* [What you are asked to do]:
Pictures stay out of the copy. Please reproduce only the lines between the one holding "Rebuild this chart" and the one holding "ax = fig.add_axes([0, 0, 1, 1])", inclusive.

++++++++++

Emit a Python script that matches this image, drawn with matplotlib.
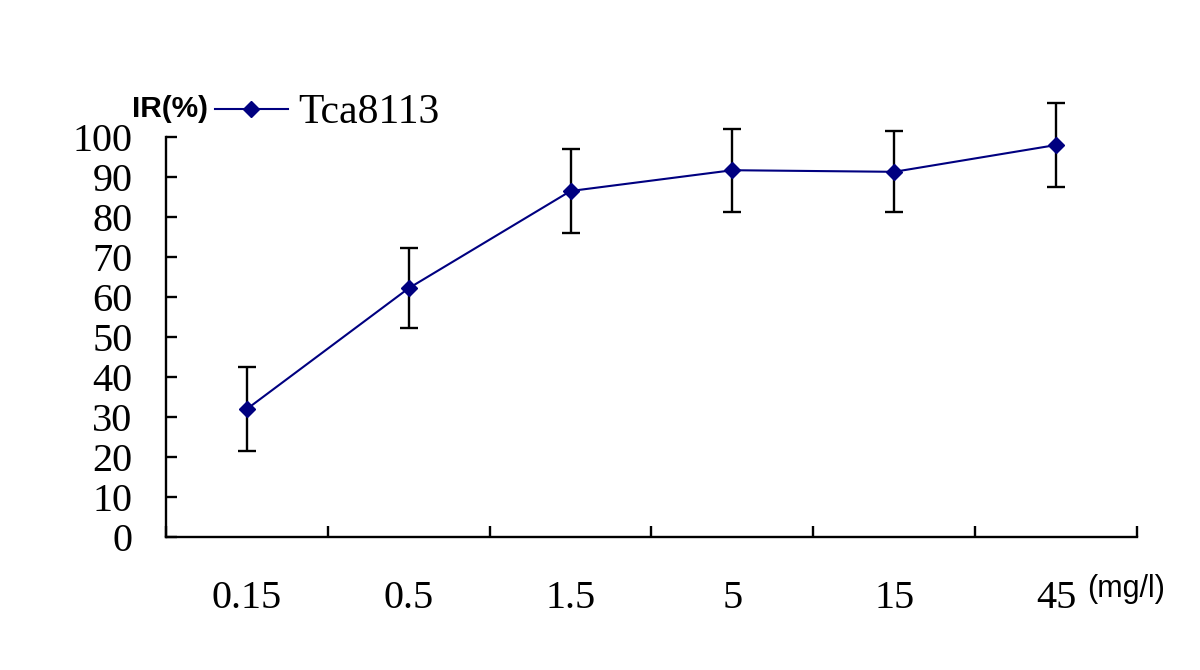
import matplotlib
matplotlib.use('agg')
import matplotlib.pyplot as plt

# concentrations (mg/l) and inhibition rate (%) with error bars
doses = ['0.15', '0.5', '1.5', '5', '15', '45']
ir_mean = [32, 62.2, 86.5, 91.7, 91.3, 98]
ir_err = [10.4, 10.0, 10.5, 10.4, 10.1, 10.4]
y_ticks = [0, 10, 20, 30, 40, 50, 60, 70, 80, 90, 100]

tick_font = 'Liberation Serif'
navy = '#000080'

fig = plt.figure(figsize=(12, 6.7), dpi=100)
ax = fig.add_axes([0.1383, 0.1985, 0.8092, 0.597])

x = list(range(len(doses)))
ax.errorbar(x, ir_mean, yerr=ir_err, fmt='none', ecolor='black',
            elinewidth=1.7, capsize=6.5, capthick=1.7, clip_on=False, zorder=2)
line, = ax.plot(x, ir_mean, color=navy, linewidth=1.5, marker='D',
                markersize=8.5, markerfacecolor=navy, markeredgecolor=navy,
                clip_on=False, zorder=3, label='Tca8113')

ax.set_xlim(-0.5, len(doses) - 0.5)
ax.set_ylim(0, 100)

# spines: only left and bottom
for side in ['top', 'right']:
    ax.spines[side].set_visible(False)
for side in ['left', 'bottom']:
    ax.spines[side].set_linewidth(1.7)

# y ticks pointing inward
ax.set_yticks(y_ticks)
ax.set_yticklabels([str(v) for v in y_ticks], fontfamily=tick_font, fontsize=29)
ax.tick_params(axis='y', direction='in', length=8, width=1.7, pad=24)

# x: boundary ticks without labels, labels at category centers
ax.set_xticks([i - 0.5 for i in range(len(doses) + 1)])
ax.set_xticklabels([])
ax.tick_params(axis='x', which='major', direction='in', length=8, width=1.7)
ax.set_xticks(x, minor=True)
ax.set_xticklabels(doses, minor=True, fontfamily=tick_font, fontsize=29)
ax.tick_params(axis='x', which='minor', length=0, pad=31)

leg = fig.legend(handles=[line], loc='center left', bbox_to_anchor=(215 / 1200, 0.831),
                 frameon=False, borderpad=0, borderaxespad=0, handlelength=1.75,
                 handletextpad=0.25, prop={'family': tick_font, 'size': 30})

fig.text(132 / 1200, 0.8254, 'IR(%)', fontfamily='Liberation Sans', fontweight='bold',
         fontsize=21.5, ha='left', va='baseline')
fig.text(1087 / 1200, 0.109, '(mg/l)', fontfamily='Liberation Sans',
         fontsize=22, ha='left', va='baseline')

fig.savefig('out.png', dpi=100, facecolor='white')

++++++++++

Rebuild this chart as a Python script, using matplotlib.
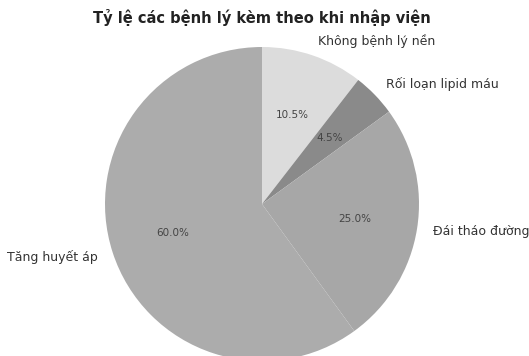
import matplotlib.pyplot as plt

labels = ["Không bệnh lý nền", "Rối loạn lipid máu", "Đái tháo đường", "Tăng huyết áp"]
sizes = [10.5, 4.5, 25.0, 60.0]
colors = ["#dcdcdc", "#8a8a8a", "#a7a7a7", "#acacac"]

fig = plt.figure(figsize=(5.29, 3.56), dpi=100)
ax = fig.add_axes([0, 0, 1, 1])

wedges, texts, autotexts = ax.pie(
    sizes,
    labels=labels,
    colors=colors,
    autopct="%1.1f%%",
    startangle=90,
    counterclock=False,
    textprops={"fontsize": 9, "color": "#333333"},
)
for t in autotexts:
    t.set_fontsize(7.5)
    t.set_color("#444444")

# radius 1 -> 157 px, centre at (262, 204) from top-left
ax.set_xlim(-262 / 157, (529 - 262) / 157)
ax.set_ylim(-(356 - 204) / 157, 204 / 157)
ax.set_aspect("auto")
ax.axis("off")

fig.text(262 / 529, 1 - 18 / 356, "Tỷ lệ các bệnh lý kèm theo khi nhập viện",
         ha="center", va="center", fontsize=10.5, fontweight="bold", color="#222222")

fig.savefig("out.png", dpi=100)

++++++++++

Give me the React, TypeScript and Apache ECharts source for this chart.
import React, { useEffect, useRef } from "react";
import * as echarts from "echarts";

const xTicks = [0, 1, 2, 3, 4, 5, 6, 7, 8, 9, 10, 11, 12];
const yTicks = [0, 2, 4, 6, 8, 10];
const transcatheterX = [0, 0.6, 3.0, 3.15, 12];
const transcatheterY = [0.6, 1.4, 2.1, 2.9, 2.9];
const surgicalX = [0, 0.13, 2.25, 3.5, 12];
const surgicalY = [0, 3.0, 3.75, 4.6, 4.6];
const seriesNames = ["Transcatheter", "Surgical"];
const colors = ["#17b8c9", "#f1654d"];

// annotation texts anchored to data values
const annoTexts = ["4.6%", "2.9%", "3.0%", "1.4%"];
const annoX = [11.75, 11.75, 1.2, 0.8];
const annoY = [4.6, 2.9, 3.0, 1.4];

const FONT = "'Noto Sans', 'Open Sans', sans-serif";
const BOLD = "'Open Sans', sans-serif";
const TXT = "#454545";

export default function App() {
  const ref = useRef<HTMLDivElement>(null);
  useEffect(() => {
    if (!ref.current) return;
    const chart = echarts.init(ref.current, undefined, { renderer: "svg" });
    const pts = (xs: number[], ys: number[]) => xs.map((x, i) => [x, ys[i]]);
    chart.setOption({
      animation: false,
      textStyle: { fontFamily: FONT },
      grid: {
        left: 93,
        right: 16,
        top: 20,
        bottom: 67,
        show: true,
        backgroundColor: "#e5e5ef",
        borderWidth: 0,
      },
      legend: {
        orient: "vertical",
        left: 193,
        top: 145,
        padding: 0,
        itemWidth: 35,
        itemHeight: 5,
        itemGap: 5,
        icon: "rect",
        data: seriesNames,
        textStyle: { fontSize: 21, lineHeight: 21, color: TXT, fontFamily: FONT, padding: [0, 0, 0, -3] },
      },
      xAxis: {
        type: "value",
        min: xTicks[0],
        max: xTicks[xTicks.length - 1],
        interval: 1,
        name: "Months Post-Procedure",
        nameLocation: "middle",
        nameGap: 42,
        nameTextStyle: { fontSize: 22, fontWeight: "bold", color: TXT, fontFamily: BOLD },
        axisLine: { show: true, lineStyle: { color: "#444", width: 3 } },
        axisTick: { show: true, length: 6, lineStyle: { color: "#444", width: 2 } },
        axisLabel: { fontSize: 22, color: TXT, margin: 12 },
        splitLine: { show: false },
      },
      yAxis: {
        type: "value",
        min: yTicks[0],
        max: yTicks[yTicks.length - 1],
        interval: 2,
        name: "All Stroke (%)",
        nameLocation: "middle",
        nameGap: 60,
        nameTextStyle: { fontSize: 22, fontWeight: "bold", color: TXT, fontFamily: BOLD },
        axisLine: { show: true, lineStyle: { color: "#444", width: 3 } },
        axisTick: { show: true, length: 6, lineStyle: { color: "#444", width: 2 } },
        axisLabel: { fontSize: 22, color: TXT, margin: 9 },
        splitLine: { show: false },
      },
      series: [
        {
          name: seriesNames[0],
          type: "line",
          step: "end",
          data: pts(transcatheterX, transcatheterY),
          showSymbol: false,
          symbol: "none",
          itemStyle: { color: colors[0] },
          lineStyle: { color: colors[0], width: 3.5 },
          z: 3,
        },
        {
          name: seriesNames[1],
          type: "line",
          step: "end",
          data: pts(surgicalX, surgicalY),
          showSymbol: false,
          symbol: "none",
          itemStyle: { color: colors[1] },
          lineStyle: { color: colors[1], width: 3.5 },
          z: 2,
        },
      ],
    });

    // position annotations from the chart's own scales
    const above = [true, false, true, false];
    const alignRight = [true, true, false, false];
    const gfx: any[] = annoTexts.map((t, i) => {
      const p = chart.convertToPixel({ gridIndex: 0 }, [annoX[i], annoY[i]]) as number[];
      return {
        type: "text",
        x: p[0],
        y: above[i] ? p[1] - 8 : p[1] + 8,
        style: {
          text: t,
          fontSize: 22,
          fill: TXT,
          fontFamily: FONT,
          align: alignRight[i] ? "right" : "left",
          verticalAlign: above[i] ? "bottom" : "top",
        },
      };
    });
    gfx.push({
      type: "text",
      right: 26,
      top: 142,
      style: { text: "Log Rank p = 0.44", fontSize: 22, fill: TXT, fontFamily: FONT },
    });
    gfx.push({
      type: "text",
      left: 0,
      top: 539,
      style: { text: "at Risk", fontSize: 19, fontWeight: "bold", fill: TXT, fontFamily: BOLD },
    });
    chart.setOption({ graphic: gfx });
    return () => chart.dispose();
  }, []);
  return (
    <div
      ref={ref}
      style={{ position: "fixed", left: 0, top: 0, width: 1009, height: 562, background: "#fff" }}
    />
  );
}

++++++++++

* [Task output]:
Rebuild this chart as a Python script, using matplotlib.
import matplotlib.pyplot as plt

labels = ["Không bệnh lý nền", "Rối loạn lipid máu", "Đái tháo đường", "Tăng huyết áp"]
sizes = [10.5, 4.5, 25.0, 60.0]
colors = ["#dcdcdc", "#8a8a8a", "#a7a7a7", "#acacac"]

fig = plt.figure(figsize=(5.29, 3.56), dpi=100)
ax = fig.add_axes([0, 0, 1, 1])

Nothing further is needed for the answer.